Jacob faces the prospect of death, the ebbing of his life’s forces, with acceptance and resignation. In the haphtara for our parasha, David gives voice to the sobriety of Jacob’s attitude toward death, and, by extension, to Judaism’s as well. On his deathbed, he tells Solomon: “I am going the way of all the earth; be strong and show yourself a man (I Kings 2:2).” There is neither defiance nor denial here; only a deep recognition of the naturalness of death.
A premonition is a blessing. It permits us to prepare ourselves and our loved ones, which is what Jacob does. This is death with dignity amid the comfort of family. In a final gesture that illuminates his pain at the loss of his beloved Rachel many years before, Jacob extends her seed by adopting the two sons of Joseph as his own. Her premature death had kept the number of her children to only two.
He also discourses on the character of his children. With old age our minds become uncluttered. As the details fade, the big picture emerges more clearly. In the words of the writer May Sarton: “Old age is not an illness, it is a timeless ascent. As power diminishes, we grow toward more light.” When Jacob assembles his sons one last time, he actually wishes to peer beyond the darkness: “Come together that I may tell you what is to befall you in days to come (Gen. 49:1).” Yet as the midrash observes, he ends up talking of the past more than the future. God’s light had already begun to dim.

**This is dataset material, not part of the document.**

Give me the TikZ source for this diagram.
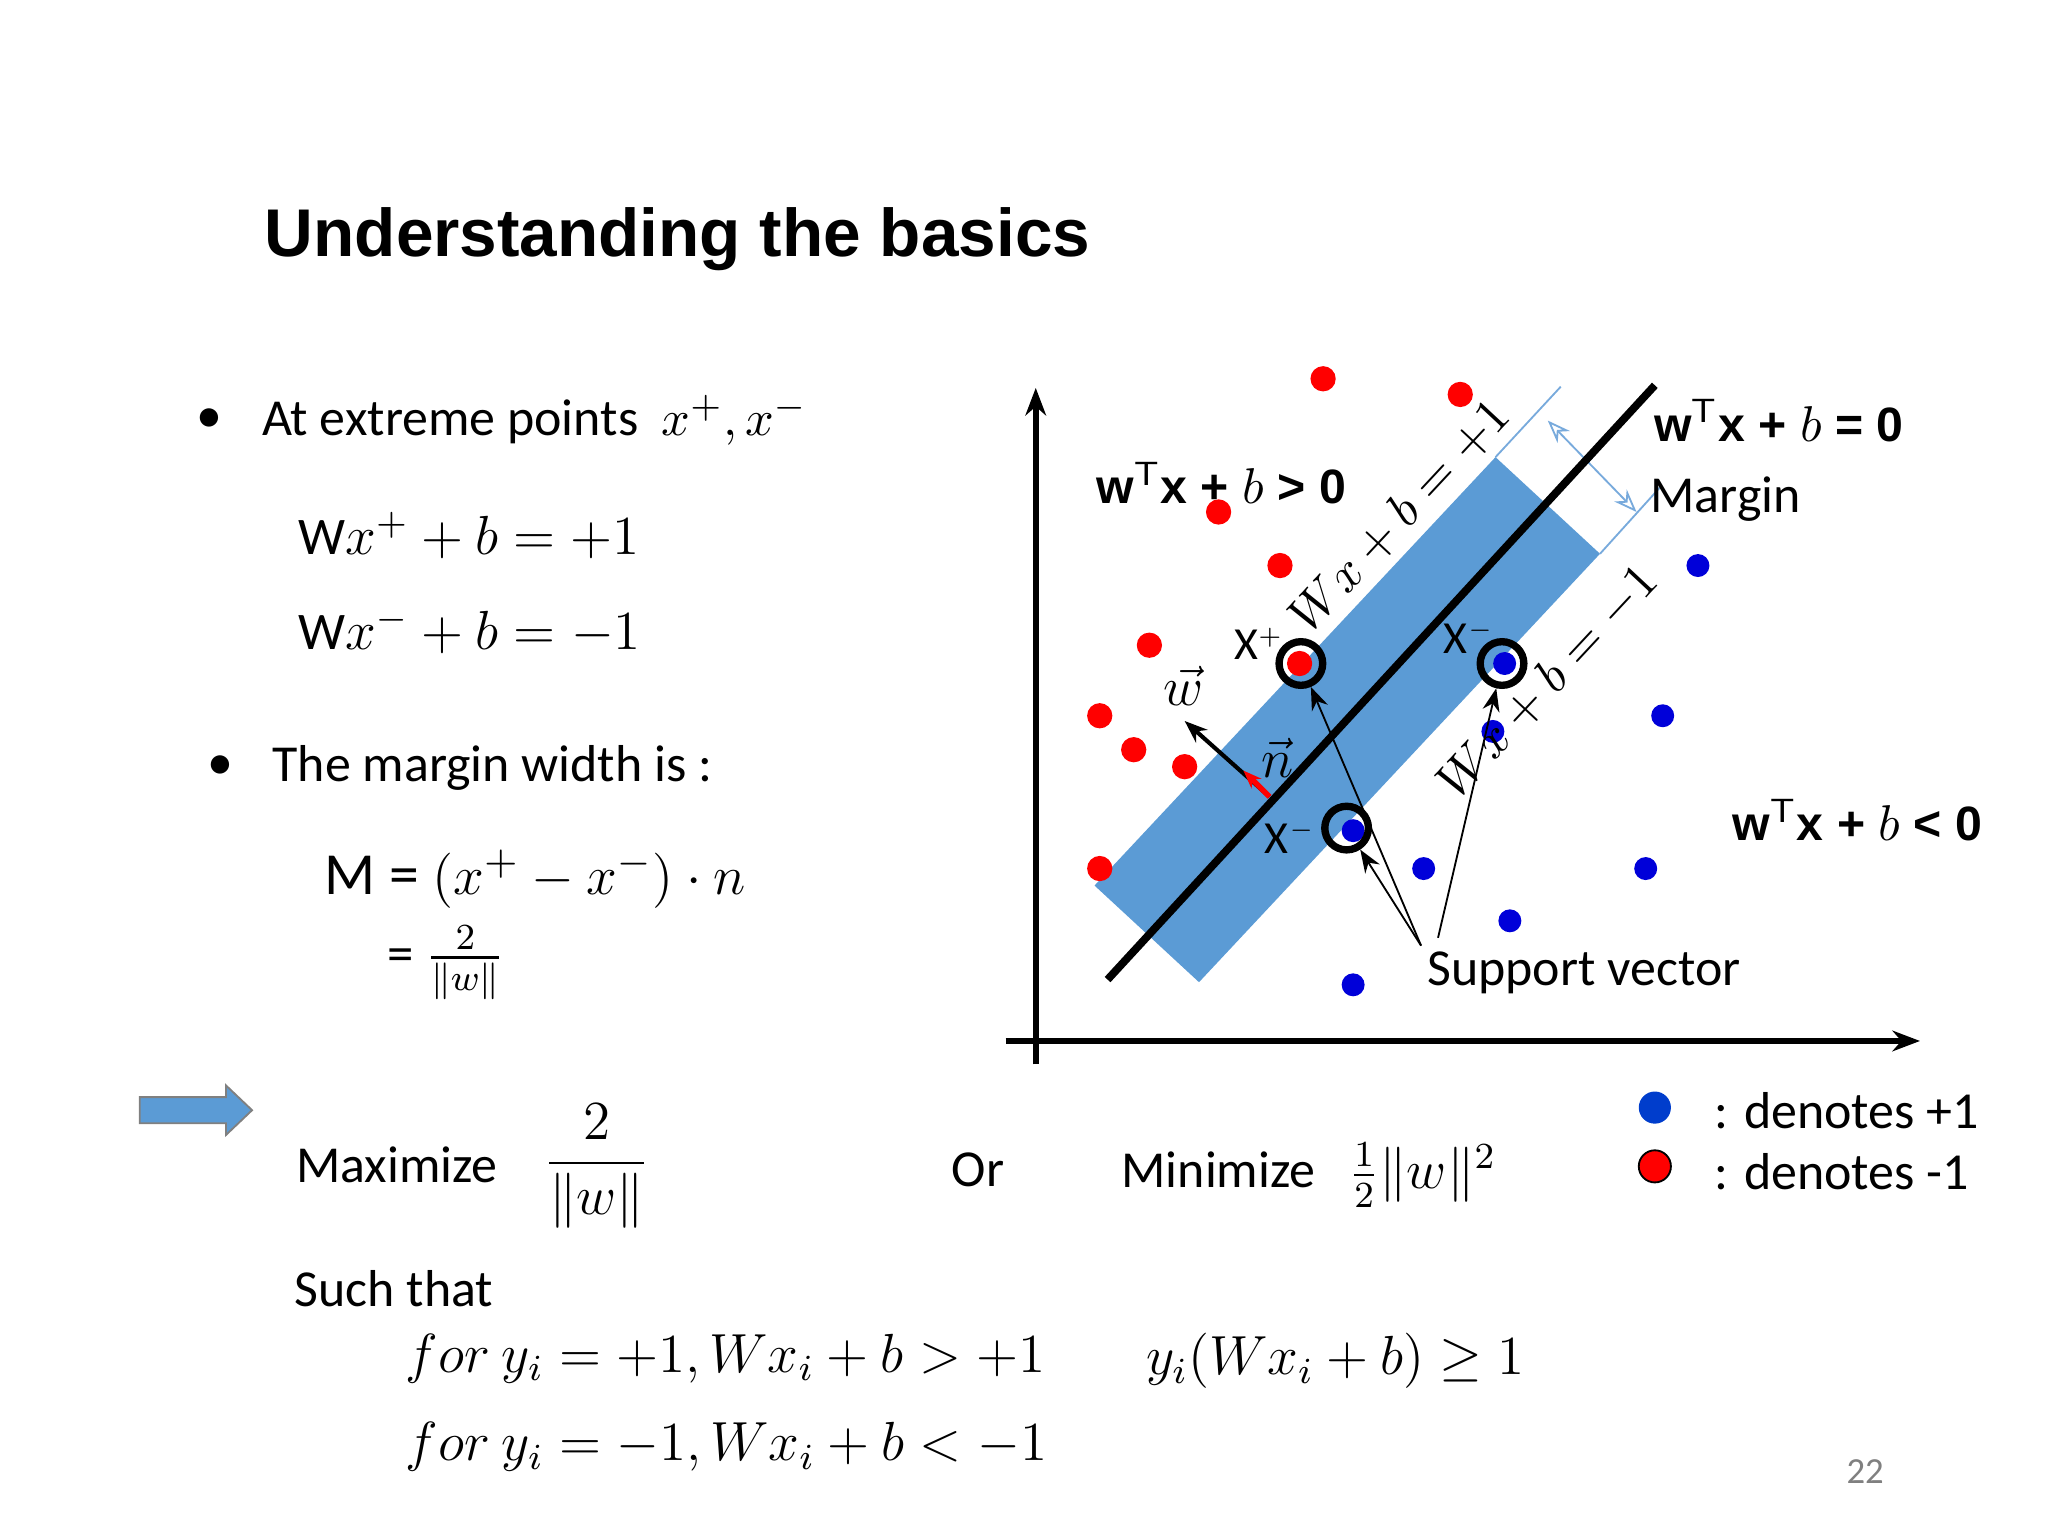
\documentclass[tikz,border=0pt]{standalone}
\usepackage{fontspec}
\usepackage{amsmath}
\setmainfont{Carlito}
\newfontfamily\arialf{Liberation Sans}
\usetikzlibrary{arrows.meta}
\definecolor{band}{RGB}{91,155,213}
\definecolor{bandline}{RGB}{120,170,220}
\tikzset{
 txt/.style={anchor=west,inner sep=0pt,font=\fontsize{11.3}{13}\selectfont},
 mth/.style={anchor=west,inner sep=0pt,font=\fontsize{11.5}{13}\selectfont},
 lbl/.style={inner sep=0pt,font=\arialf\bfseries\fontsize{10.5}{12}\selectfont},
 rdot/.style={circle,fill=red,inner sep=0pt,minimum size=5.5pt},
 bdot/.style={circle,fill=blue!85!black,inner sep=0pt,minimum size=5pt},
 sv/.style={circle,draw,line width=1.6pt,inner sep=0pt,minimum size=9.5pt},
 arr/.style={-{Stealth[length=5pt]},thin},
 xl/.style={inner sep=0pt,font=\fontsize{10}{12}\selectfont}
}
\begin{document}
\begin{tikzpicture}[x=0.01cm,y=-0.01cm]
\useasboundingbox (0,0) rectangle (1568,1176);
\node[anchor=west,inner sep=0pt,font=\arialf\bfseries\fontsize{14.7}{18}\selectfont] (title) at (202,183) {Understanding the basics};
% left column
\node[txt] (b1) at (150,322) {\textbullet};
\node[txt] (t1) at (200,322) {At extreme points\ \ $x^{+},x^{-}$};
\node[mth] (e1) at (228,410) {W$x^{+}+b=+1$};
\node[mth] (e2) at (228,483) {W$x^{-}+b=-1$};
\node[txt] (b2) at (158,588) {\textbullet};
\node[txt] (t2) at (208,588) {The margin width is :};
\node[mth,font=\fontsize{13}{15}\selectfont] (m1) at (248,673) {M = $(x^{+}-x^{-})\cdot n$};
\node[mth] (m2) at (296,737) {= $\tfrac{2}{\|w\|}$};
\coordinate (ba) at (107,850);
\fill[band,draw=black!50] (107,840) -- (173,840) -- (173,831) -- (193,850) -- (173,869) -- (173,860) -- (107,860) -- cycle;
\node[txt] (max) at (226,892) {Maximize};
\node[mth,anchor=center,font=\fontsize{13}{15}\selectfont] (f1) at (457,893) {$\dfrac{2}{\|w\|}$};
\node[txt] (or) at (728,896) {Or};
\node[txt] (min) at (858,896) {Minimize};
\node[mth] (f2) at (1032,900) {$\frac{1}{2}\|w\|^2$};
\node[txt] (st) at (225,987) {Such that};
\node[mth] (c1) at (310,1040) {$for\ y_i=+1, Wx_i+b>+1$};
\node[mth] (c2) at (310,1108) {$for\ y_i=-1, Wx_i+b<-1$};
\node[mth] (c3) at (877,1042) {$y_i(Wx_i+b)\geq 1$};
\node[inner sep=0pt,text=gray,font=\fontsize{8}{10}\selectfont] (pg) at (1428,1127) {22};
% legend
\node[circle,fill=blue!70!cyan!80!black,inner sep=0pt,minimum size=7pt] (lb) at (1267,848) {};
\node[circle,fill=red,draw=black,inner sep=0pt,minimum size=7pt] (lr) at (1267,893) {};
\node[txt] (lt1) at (1312,850) {: denotes +1};
\node[txt] (lt2) at (1312,897) {: denotes -1};
% diagram
\coordinate (yb) at (793,815); \coordinate (yt) at (793,297);
\coordinate (xl) at (770,797); \coordinate (xr) at (1470,797);
\draw[line width=1.3pt,-{Stealth[length=6pt]}] (yb) -- (yt);
\draw[line width=1.3pt,-{Stealth[length=6pt]}] (xl) -- (xr);
\coordinate (c1) at (838,678); \coordinate (c2) at (918,752);
\coordinate (c3) at (1225,424); \coordinate (c4) at (1145,350);
\fill[band] (c1) -- (c2) -- (c3) -- (c4) -- cycle;
\coordinate (t1) at (1195,296); \coordinate (t2) at (1272,372);
\draw[bandline,thin] (c4) -- (t1);
\draw[bandline,thin] (c3) -- (t2);
\draw[bandline,{Stealth[length=5pt,open]}-{Stealth[length=5pt,open]}] (1185,322) -- (1253,392);
\coordinate (h1) at (848,750); \coordinate (h2) at (1267,295);
\draw[line width=1.7pt] (h1) -- (h2);
\foreach \p [count=\i] in {(1013,290),(1118,302),(933,392),(980,433),(880,494),(842,548),(868,574),(907,587),(842,665),(995,508)}
  \node[rdot] (r\i) at \p {};
\foreach \p [count=\i] in {(1300,433),(1273,548),(1152,508),(1143,560),(1036,636),(1090,665),(1260,665),(1156,705),(1036,754)}
  \node[bdot] (bl\i) at \p {};
\node[sv] (s1) at (996,508) {};
\node[sv] (s2) at (1150,508) {};
\node[sv] (s3) at (1031,634) {};
\node[lbl] (L0) at (1362,322) {w$^{\mathsf T}$x + $b$ = 0};
\node[lbl] (L1) at (935,370) {w$^{\mathsf T}$x + $b$ > 0};
\node[lbl] (L2) at (1422,628) {w$^{\mathsf T}$x + $b$ < 0};
\node[txt] (mg) at (1263,382) {Margin};
\node[mth,anchor=center,rotate=47,font=\fontsize{10.5}{12}\selectfont] (p1) at (1072,395) {$Wx+b=+1$};
\node[mth,anchor=center,rotate=47,font=\fontsize{10.5}{12}\selectfont] (p2) at (1185,522) {$Wx+b=-1$};
\node[xl] (xp) at (964,493) {X$^{\scriptscriptstyle +}$};
\node[xl] (xm1) at (1125,488) {X$^{\scriptscriptstyle -}$};
\node[xl] (xm2) at (988,641) {X$^{\scriptscriptstyle -}$};
\coordinate (w0) at (972,610); \coordinate (w1) at (907,552); \coordinate (n1) at (952,590);
\draw[arr,line width=0.9pt] (w0) -- (w1);
\draw[-{Stealth[length=4pt]},red,line width=1.2pt] (w0) -- (n1);
\node[mth,anchor=center] (wl) at (906,525) {$\vec w$};
\node[mth,anchor=center] (nl) at (978,580) {$\vec n$};
\node[txt] (svl) at (1092,745) {Support vector};
\coordinate (sa) at (1088,724); \coordinate (sb) at (1101,718);
\draw[arr] (sa) -- (s1);
\draw[arr] (sa) -- (s3);
\draw[arr] (sb) -- (s2);
\end{tikzpicture}
\end{document}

The description of Jacob’s death is no less noteworthy. He finishes his discourse and instructions, draws his feet into the bed, and is gathered to his people (Gen. 49:33). The phrase “gathered to his people” is the usual way for the Torah to speak of death, reasserting at the moment of separation the communal ethos of Judaism. Life after death is conceived in terms of the same basic values as life itself, that is, communally and not individually. There is no speculation here of what is to follow, only an elliptic phrase of reunion that stresses the centrality of the group. Comfort and meaning derive from identifying with something larger than the self. Implicitly the Torah repudiates the Egyptian obsession with individual salvation in a world-to-come. The pyramids testify to the folly of living life backwards from a perspective beyond the grave. In the end, Va-yehi is life-affirming.